[Extracted material start]
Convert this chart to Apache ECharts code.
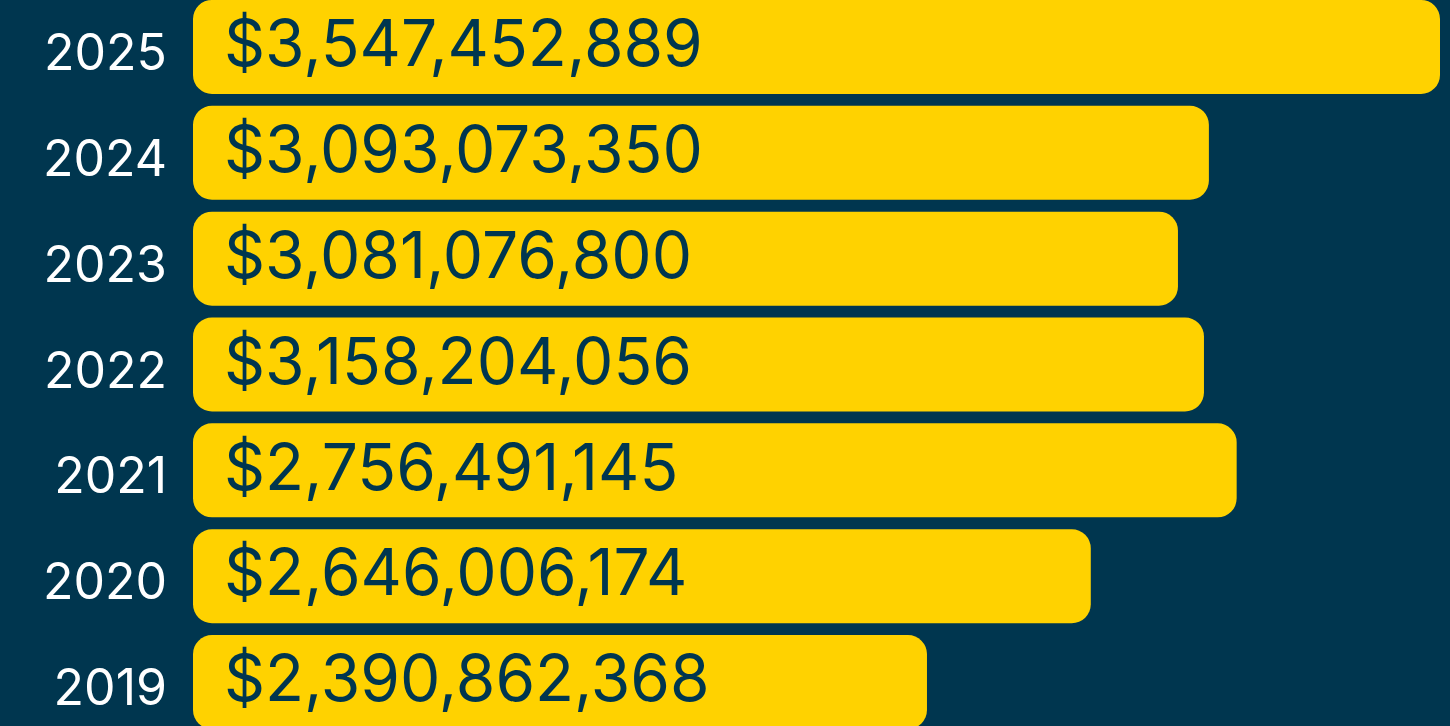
<!DOCTYPE html>
<html>
<head>
<meta charset="utf-8">
<script src="https://cdn.jsdelivr.net/npm/echarts@6/dist/echarts.min.js"></script>
<style>
html,body{margin:0;padding:0;background:#00364F;overflow:hidden;width:1450px;height:726px;}
#chart{width:1450px;height:741px;position:absolute;left:0;top:-6px;}
</style>
</head>
<body>
<div id="chart"></div>
<script>
// Years (top to bottom)
const years = ['2025', '2024', '2023', '2022', '2021', '2020', '2019'];
// Amounts printed on the bars
const amounts = [3547452889, 3093073350, 3081076800, 3158204056, 2756491145, 2646006174, 2390862368];
// Bar lengths as drawn in the picture (same units, read off bar ends; the design does not scale bars to the amounts)
const barLengths = [3547452889, 2890000000, 2802000000, 2876000000, 2969000000, 2554000000, 2088000000];

const fmt = v => '$' + v.toLocaleString('en-US');

const chart = echarts.init(document.getElementById('chart'));
chart.setOption({
  backgroundColor: '#00364F',
  animation: false,
  grid: { left: 193, right: 10, top: 0, bottom: 0, containLabel: false },
  xAxis: {
    type: 'value', min: 0, max: 3547452889,
    show: false
  },
  yAxis: {
    type: 'category', data: years, inverse: true,
    axisLine: { show: false }, axisTick: { show: false },
    axisLabel: {
      margin: 26,
      formatter: v => '{y|' + v + '}',
      rich: {
        y: { color: '#ffffff', fontFamily: 'Inter', fontSize: 50, padding: [16, 0, 0, 0] }
      }
    }
  },
  series: [{
    type: 'bar',
    data: barLengths.map((v, i) => ({ value: v, amount: amounts[i] })),
    barWidth: 94,
    itemStyle: { color: '#FFD200', borderRadius: 19 },
    label: {
      show: true, position: 'insideLeft', distance: 31,
      color: '#00364F', fontFamily: 'Inter', fontSize: 64,
      formatter: p => fmt(amounts[p.dataIndex])
    }
  }]
});
</script>
</body>
</html>
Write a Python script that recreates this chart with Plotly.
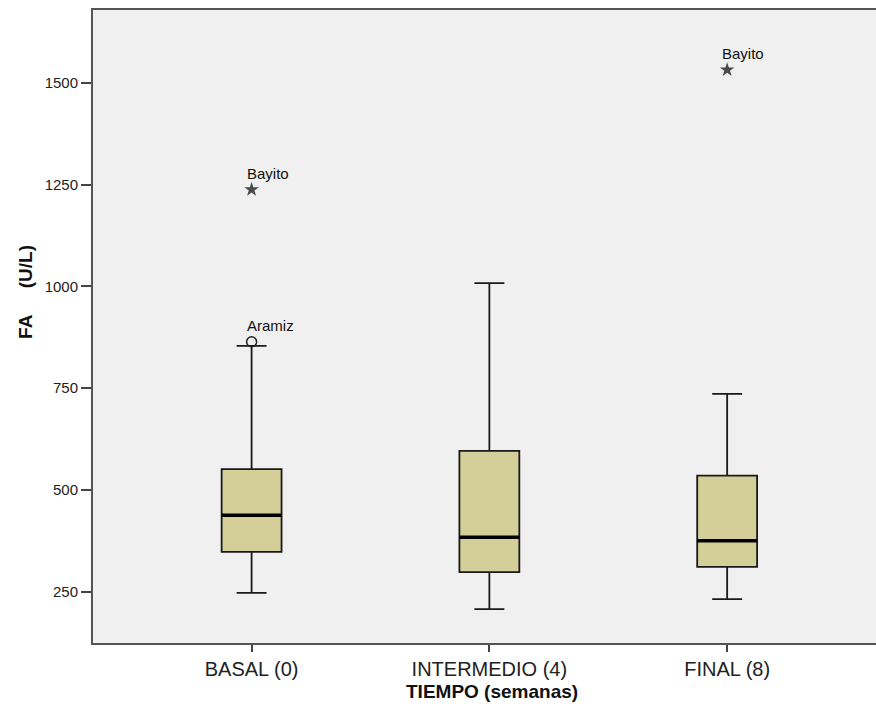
import plotly.graph_objects as go

# ---- data ----
categories = ["BASAL (0)", "INTERMEDIO (4)", "FINAL (8)"]
lower_whisker = [247, 207, 232]
q1 = [348, 298, 311]
median = [438, 384, 375]
q3 = [551, 596, 535]
upper_whisker = [854, 1008, 736]

# outliers: (category index, value, label, kind)
outlier_cat = [0, 0, 2]
outlier_val = [864, 1238, 1532]
outlier_label = ["Aramiz", "Bayito", "Bayito"]
outlier_kind = ["circle", "star", "star"]

y_ticks = [250, 500, 750, 1000, 1250, 1500]

# ---- styles ----
FONT = "Liberation Sans, Arial, sans-serif"
BOX_W = 0.252
positions = list(range(len(categories)))

fig = go.Figure()

fig.add_trace(go.Box(
    x=positions,
    q1=q1, median=median, q3=q3,
    lowerfence=lower_whisker, upperfence=upper_whisker,
    width=BOX_W,
    whiskerwidth=0.5,
    fillcolor="#D4CF98",
    line=dict(color="#1a1a1a", width=1.8),
    boxpoints=False,
    hoverinfo="skip",
    showlegend=False,
))

# thicker median lines
for i, m in zip(positions, median):
    fig.add_trace(go.Scatter(
        x=[i - BOX_W / 2, i + BOX_W / 2], y=[m, m],
        mode="lines", line=dict(color="#000000", width=3.5),
        hoverinfo="skip", showlegend=False,
    ))

# outliers
for c, v, lab, kind in zip(outlier_cat, outlier_val, outlier_label, outlier_kind):
    if kind == "circle":
        marker = dict(symbol="circle-open", size=10, color="#222222",
                      line=dict(width=1.5, color="#222222"))
    else:
        marker = dict(symbol="star", size=11, color="#4a4a4a",
                      line=dict(width=0))
    fig.add_trace(go.Scatter(x=[c], y=[v], mode="markers", marker=marker,
                             hoverinfo="skip", showlegend=False))
    fig.add_annotation(x=c, y=v, text=lab, showarrow=False,
                       xanchor="left", yanchor="middle",
                       xshift=-7, yshift=16,
                       font=dict(family=FONT, size=15, color="#111111"))

# axis titles as annotations
fig.add_annotation(xref="paper", yref="paper", x=0.5096, y=-0.0774,
                   text="<b>TIEMPO (semanas)</b>", showarrow=False,
                   xanchor="center", yanchor="middle",
                   font=dict(family=FONT, size=19, color="#111111"))
fig.add_annotation(xref="paper", yref="paper", x=-0.087, y=0.5545,
                   text="<b>FA" + "\u00a0" * 5 + "(U/L)</b>", showarrow=False,
                   textangle=-90, xanchor="center", yanchor="middle",
                   font=dict(family=FONT, size=19, color="#111111"))

fig.update_layout(
    width=876, height=717,
    margin=dict(l=93, r=0, t=10, b=74),
    paper_bgcolor="#ffffff",
    plot_bgcolor="#F0F0F0",
    font=dict(family=FONT, color="#222222"),
    showlegend=False,
)

fig.update_xaxes(
    range=[-0.667, 2.626],
    tickmode="array", tickvals=positions, ticktext=categories,
    tickfont=dict(family=FONT, size=20, color="#222222"),
    ticks="outside", ticklen=7, tickwidth=1.5, tickcolor="#444444",
    showline=True, linecolor="#555555", linewidth=2, mirror=True,
    showgrid=False, zeroline=False, fixedrange=True,
)
fig.update_yaxes(
    range=[124, 1679],
    tickmode="array", tickvals=y_ticks,
    tickfont=dict(family=FONT, size=15, color="#222222"),
    ticks="outside", ticklen=10, tickwidth=1.5, tickcolor="#444444",
    showline=True, linecolor="#555555", linewidth=2, mirror=False,
    showgrid=False, zeroline=False, fixedrange=True,
)

fig.write_html(
    "out.html",
    config={"displayModeBar": False},
    post_script="document.body.style.margin='0';document.body.style.overflow='hidden';",
)
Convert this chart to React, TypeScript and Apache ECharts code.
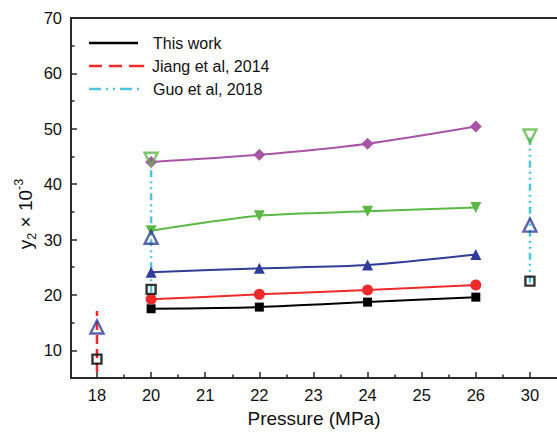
import React, { useEffect, useRef } from "react";
import * as echarts from "echarts";

// x axis is a broken axis: tick labels placed at equal spacing
const pressureTicks = [18, 20, 21, 22, 23, 24, 25, 26, 30];
const yTicks = [10, 20, 30, 40, 50, 60, 70];
const yMinorTicks = [15, 25, 35, 45, 55, 65];

// This work (solid lines, filled symbols)
const thisWorkPressure = [20, 22, 24, 26];
const blackSquare = [17.5, 17.8, 18.7, 19.6];
const redCircle = [19.2, 20.1, 20.9, 21.8];
const blueTriangle = [24.1, 24.8, 25.4, 27.3];
const greenDown = [31.6, 34.3, 35.1, 35.8];
const purpleDiamond = [44.0, 45.3, 47.3, 50.4];

// Jiang et al, 2014 (at 18 MPa)
const jiangPressure = 18;
const jiangSquare = 8.4;
const jiangTriangle = 14.2;
const jiangRange = [6.1, 17.1];

// Guo et al, 2018 (at 20 and 30 MPa)
const guoPressure = [20, 30];
const guoSquare = [21.0, 22.5];
const guoTriangle = [30.4, 32.6];
const guoDown = [44.5, 48.7];
const guoRangeLow = [20.5, 22.2];
const guoRangeHigh = [44.5, 48.7];

const seriesNames = ["This work", "Jiang et al, 2014", "Guo et al, 2018"];

const C = {
  black: "#000000",
  red: "#ee2a2a",
  blue: "#2f3d98",
  green: "#5cb845",
  purple: "#a855a6",
  cyan: "#4fc4de",
};

const GRID = { left: 71, top: 18, width: 489.5, height: 360 };
const AX = "#2a2a2a";

const xi = (p: number) => pressureTicks.indexOf(p);

export default function App() {
  const ref = useRef<HTMLDivElement>(null);
  useEffect(() => {
    if (!ref.current) return;
    const chart = echarts.init(ref.current, null, { renderer: "svg" });
    const font = "'Liberation Sans', Arial, sans-serif";

    const solid = (data: number[], color: string, symbol: string, size: number, rotate = 0) => ({
      type: "line",
      data: thisWorkPressure.map((p, i) => [xi(p), data[i]]),
      smooth: 0.25,
      symbol,
      symbolSize: size,
      symbolRotate: rotate,
      showSymbol: true,
      lineStyle: { color, width: 2 },
      itemStyle: { color, borderWidth: 0 },
      z: 5,
    });

    const openMarks = (pts: [number, number][], color: string, symbol: string, size: number, rotate = 0) => ({
      type: "scatter",
      data: pts,
      symbol,
      symbolSize: size,
      symbolRotate: rotate,
      itemStyle: { color: "rgba(255,255,255,0)", borderColor: color, borderWidth: 2.4 },
      z: 6,
    });

    const vline = (x: number, lo: number, hi: number, color: string, dash: number[]) => ({
      type: "line",
      data: [[x, lo], [x, hi]],
      symbol: "none",
      lineStyle: { color, width: 2.5, type: dash },
      z: 3,
    });

    const option: any = {
      animation: false,
      backgroundColor: "#ffffff",
      textStyle: { fontFamily: font },
      grid: { ...GRID, show: false },
      xAxis: [
        {
          type: "value",
          min: -0.48,
          max: 8.5,
          name: "Pressure (MPa)",
          nameLocation: "middle",
          nameGap: 31,
          nameTextStyle: { fontSize: 19, color: "#111", fontFamily: font },
          axisLine: { show: true, onZero: false, lineStyle: { color: AX, width: 2 } },
          axisTick: { show: true, inside: true, length: 6, lineStyle: { color: AX, width: 1.5 }, customValues: pressureTicks.map((_, i) => i) },
          axisLabel: {
            customValues: pressureTicks.map((_, i) => i),
            formatter: (v: number) => String(pressureTicks[Math.round(v)] ?? ""),
            fontSize: 16.5,
            color: "#111",
            margin: 8,
            fontFamily: font,
          },
          splitLine: { show: false },
        },
        {
          type: "value",
          min: -0.48,
          max: 8.5,
          position: "bottom",
          axisLine: { show: false, onZero: false },
          axisTick: { show: true, inside: true, length: 3.5, lineStyle: { color: AX, width: 1.5 }, customValues: pressureTicks.slice(0, -1).map((_, i) => i + 0.5) },
          axisLabel: { show: false },
          splitLine: { show: false },
        },
      ],
      yAxis: [
        {
          type: "value",
          min: 5,
          max: 70,
          position: "left",
          axisLine: { show: true, onZero: false, lineStyle: { color: AX, width: 2 } },
          axisTick: { show: true, inside: true, length: 6, lineStyle: { color: AX, width: 1.5 }, customValues: yTicks },
          axisLabel: { customValues: yTicks, fontSize: 16.5, color: "#111", margin: 9, fontFamily: font },
          splitLine: { show: false },
        },
        {
          type: "value",
          min: 5,
          max: 70,
          position: "left",
          axisLine: { show: false, onZero: false },
          axisTick: { show: true, inside: true, length: 3.5, lineStyle: { color: AX, width: 1.5 }, customValues: yMinorTicks },
          axisLabel: { show: false },
          splitLine: { show: false },
        },
      ],
      graphic: [
        // plot frame
        {
          type: "rect",
          shape: { x: GRID.left, y: GRID.top, width: GRID.width, height: GRID.height },
          style: { fill: "none", stroke: AX, lineWidth: 2 },
          z: 10,
          silent: true,
        },
        {
          type: "text",
          x: 25,
          y: 214,
          rotation: Math.PI / 2,
          style: {
            text: "{i|y}{sub|2}{n| × 10}{sup|-3}",
            align: "center",
            verticalAlign: "middle",
            fill: "#111",
            rich: {
              i: { fontSize: 19, fontFamily: font, fill: "#111", color: "#111" },
              sub: { fontSize: 12.5, fontFamily: font, verticalAlign: "bottom", lineHeight: 26, padding: [9, 0, 0, 0], fill: "#111", color: "#111" },
              n: { fontSize: 19, fontFamily: font, fill: "#111", color: "#111" },
              sup: { fontSize: 12.5, fontFamily: font, verticalAlign: "top", lineHeight: 26, padding: [0, 0, 9, 0], fill: "#111", color: "#111" },
            },
          },
        },
        // legend
        { type: "line", shape: { x1: 89, y1: 43, x2: 138, y2: 43 }, style: { stroke: C.black, lineWidth: 2.5 } },
        { type: "text", x: 153, y: 43, style: { text: seriesNames[0], fontSize: 16, fontFamily: font, fill: "#111", verticalAlign: "middle" } },
        { type: "line", shape: { x1: 89, y1: 66, x2: 143, y2: 66 }, style: { stroke: C.red, lineWidth: 2.5, lineDash: [13, 7] } },
        { type: "circle", shape: { cx: 143, cy: 66, r: 1.3 }, style: { fill: C.red } },
        { type: "text", x: 152, y: 66, style: { text: seriesNames[1], fontSize: 16, fontFamily: font, fill: "#111", verticalAlign: "middle" } },
        { type: "line", shape: { x1: 89, y1: 89, x2: 140, y2: 89 }, style: { stroke: C.cyan, lineWidth: 2.5, lineDash: [12, 5, 2, 5, 2, 5] } },
        { type: "text", x: 153, y: 89, style: { text: seriesNames[2], fontSize: 16, fontFamily: font, fill: "#111", verticalAlign: "middle" } },
      ],
      series: [
        // literature vertical lines
        vline(xi(jiangPressure), jiangRange[0], jiangRange[1], C.red, [9, 5]),
        ...guoPressure.map((p, i) => vline(xi(p), guoRangeLow[i], guoRangeHigh[i], C.cyan, [7, 4, 2, 4, 2, 4])),
        // this work
        solid(blackSquare, C.black, "rect", 9),
        solid(redCircle, C.red, "circle", 11),
        solid(blueTriangle, C.blue, "triangle", 11),
        solid(greenDown, C.green, "triangle", 11, 180),
        solid(purpleDiamond, C.purple, "diamond", 12),
        // literature markers
        openMarks([[xi(jiangPressure), jiangSquare], ...guoPressure.map((p, i) => [xi(p), guoSquare[i]] as [number, number])], C.black, "rect", 9),
        openMarks([[xi(jiangPressure), jiangTriangle], ...guoPressure.map((p, i) => [xi(p), guoTriangle[i]] as [number, number])], C.blue, "triangle", 13),
        openMarks(guoPressure.map((p, i) => [xi(p), guoDown[i]] as [number, number]), C.green, "triangle", 13, 180),
      ],
    };
    chart.setOption(option);
    return () => chart.dispose();
  }, []);
  return (
    <div
      ref={ref}
      style={{ position: "fixed", left: 0, top: 0, width: 557, height: 433, background: "#fff" }}
    />
  );
}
[Extracted material end]
> [Given task] Search the entries for "Apache" and copy out each line that has it.

> [Task response]
Convert this chart to Apache ECharts code.
Convert this chart to React, TypeScript and Apache ECharts code.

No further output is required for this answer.